++++ SUPPLIED MATERIAL

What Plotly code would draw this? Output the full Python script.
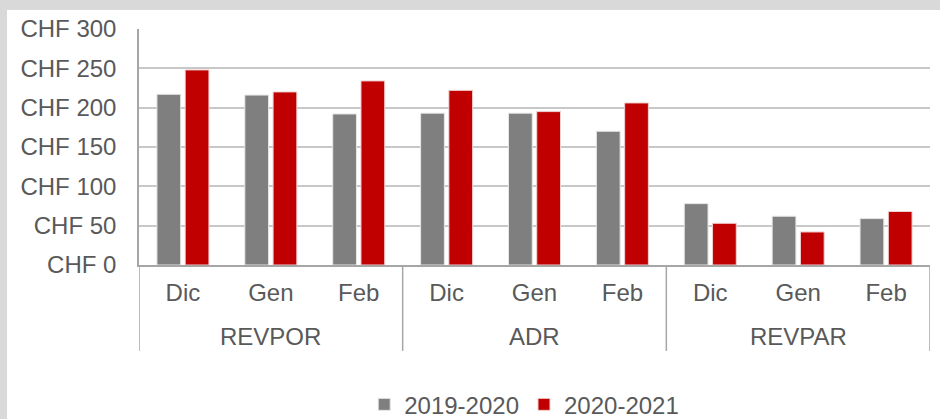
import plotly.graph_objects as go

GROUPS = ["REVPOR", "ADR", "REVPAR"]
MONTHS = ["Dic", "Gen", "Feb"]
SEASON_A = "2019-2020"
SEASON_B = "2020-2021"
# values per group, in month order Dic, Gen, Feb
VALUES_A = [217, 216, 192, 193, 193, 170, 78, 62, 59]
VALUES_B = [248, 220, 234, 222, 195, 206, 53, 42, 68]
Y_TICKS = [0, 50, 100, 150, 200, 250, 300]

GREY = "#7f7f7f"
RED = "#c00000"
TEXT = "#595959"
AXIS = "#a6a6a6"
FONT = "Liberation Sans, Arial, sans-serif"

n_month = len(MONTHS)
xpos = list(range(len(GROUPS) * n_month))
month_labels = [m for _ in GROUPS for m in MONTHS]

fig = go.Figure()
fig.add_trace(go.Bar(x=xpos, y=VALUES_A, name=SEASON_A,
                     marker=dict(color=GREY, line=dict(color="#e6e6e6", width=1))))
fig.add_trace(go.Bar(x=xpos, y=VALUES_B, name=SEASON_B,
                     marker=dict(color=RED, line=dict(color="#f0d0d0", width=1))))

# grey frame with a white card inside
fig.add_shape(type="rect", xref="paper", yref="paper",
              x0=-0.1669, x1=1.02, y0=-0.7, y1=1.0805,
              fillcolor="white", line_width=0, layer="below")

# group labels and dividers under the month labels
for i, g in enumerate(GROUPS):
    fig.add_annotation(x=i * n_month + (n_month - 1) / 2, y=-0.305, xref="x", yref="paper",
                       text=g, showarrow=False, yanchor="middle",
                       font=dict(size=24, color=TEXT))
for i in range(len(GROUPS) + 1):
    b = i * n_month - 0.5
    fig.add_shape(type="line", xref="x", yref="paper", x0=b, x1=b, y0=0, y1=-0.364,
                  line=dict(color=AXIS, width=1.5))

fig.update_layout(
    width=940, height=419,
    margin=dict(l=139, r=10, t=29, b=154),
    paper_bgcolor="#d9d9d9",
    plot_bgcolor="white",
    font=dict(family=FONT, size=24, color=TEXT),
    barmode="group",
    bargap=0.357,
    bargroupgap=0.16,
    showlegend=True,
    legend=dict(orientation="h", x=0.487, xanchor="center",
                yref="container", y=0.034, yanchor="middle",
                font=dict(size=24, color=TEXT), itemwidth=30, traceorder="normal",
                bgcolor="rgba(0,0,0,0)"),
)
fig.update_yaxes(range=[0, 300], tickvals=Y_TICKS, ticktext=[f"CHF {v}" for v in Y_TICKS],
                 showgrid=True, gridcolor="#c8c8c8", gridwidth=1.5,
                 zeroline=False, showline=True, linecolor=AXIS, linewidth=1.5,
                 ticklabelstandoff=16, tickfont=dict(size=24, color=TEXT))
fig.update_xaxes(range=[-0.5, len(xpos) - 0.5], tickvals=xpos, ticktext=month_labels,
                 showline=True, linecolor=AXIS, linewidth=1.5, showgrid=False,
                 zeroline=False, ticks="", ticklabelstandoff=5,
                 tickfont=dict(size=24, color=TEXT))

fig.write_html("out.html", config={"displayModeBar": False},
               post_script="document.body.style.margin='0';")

++++++++

Omit pictures; set down the rest of the material word for word.

What Plotly code would draw this? Output the full Python script.
import plotly.graph_objects as go

GROUPS = ["REVPOR", "ADR", "REVPAR"]
MONTHS = ["Dic", "Gen", "Feb"]
SEASON_A = "2019-2020"
SEASON_B = "2020-2021"
# values per group, in month order Dic, Gen, Feb
VALUES_A = [217, 216, 192, 193, 193, 170, 78, 62, 59]
VALUES_B = [248, 220, 234, 222, 195, 206, 53, 42, 68]
Y_TICKS = [0, 50, 100, 150, 200, 250, 300]

GREY = "#7f7f7f"
RED = "#c00000"
TEXT = "#595959"
AXIS = "#a6a6a6"
FONT = "Liberation Sans, Arial, sans-serif"

n_month = len(MONTHS)
xpos = list(range(len(GROUPS) * n_month))
month_labels = [m for _ in GROUPS for m in MONTHS]

fig = go.Figure()
fig.add_trace(go.Bar(x=xpos, y=VALUES_A, name=SEASON_A,
                     marker=dict(color=GREY, line=dict(color="#e6e6e6", width=1))))
fig.add_trace(go.Bar(x=xpos, y=VALUES_B, name=SEASON_B,
                     marker=dict(color=RED, line=dict(color="#f0d0d0", width=1))))

# grey frame with a white card inside
fig.add_shape(type="rect", xref="paper", yref="paper",
              x0=-0.1669, x1=1.02, y0=-0.7, y1=1.0805,
              fillcolor="white", line_width=0, layer="below")

# group labels and dividers under the month labels
for i, g in enumerate(GROUPS):
    fig.add_annotation(x=i * n_month + (n_month - 1) / 2, y=-0.305, xref="x", yref="paper",
                       text=g, showarrow=False, yanchor="middle",
                       font=dict(size=24, color=TEXT))
for i in range(len(GROUPS) + 1):
    b = i * n_month - 0.5
    fig.add_shape(type="line", xref="x", yref="paper", x0=b, x1=b, y0=0, y1=-0.364,
                  line=dict(color=AXIS, width=1.5))

fig.update_layout(
    width=940, height=419,
    margin=dict(l=139, r=10, t=29, b=154),
    paper_bgcolor="#d9d9d9",
    plot_bgcolor="white",
    font=dict(family=FONT, size=24, color=TEXT),
    barmode="group",
    bargap=0.357,
    bargroupgap=0.16,
    showlegend=True,
    legend=dict(orientation="h", x=0.487, xanchor="center",
                yref="container", y=0.034, yanchor="middle",
                font=dict(size=24, color=TEXT), itemwidth=30, traceorder="normal",
                bgcolor="rgba(0,0,0,0)"),
)
fig.update_yaxes(range=[0, 300], tickvals=Y_TICKS, ticktext=[f"CHF {v}" for v in Y_TICKS],
                 showgrid=True, gridcolor="#c8c8c8", gridwidth=1.5,
                 zeroline=False, showline=True, linecolor=AXIS, linewidth=1.5,
                 ticklabelstandoff=16, tickfont=dict(size=24, color=TEXT))
fig.update_xaxes(range=[-0.5, len(xpos) - 0.5], tickvals=xpos, ticktext=month_labels,
                 showline=True, linecolor=AXIS, linewidth=1.5, showgrid=False,
                 zeroline=False, ticks="", ticklabelstandoff=5,
                 tickfont=dict(size=24, color=TEXT))

fig.write_html("out.html", config={"displayModeBar": False},
               post_script="document.body.style.margin='0';")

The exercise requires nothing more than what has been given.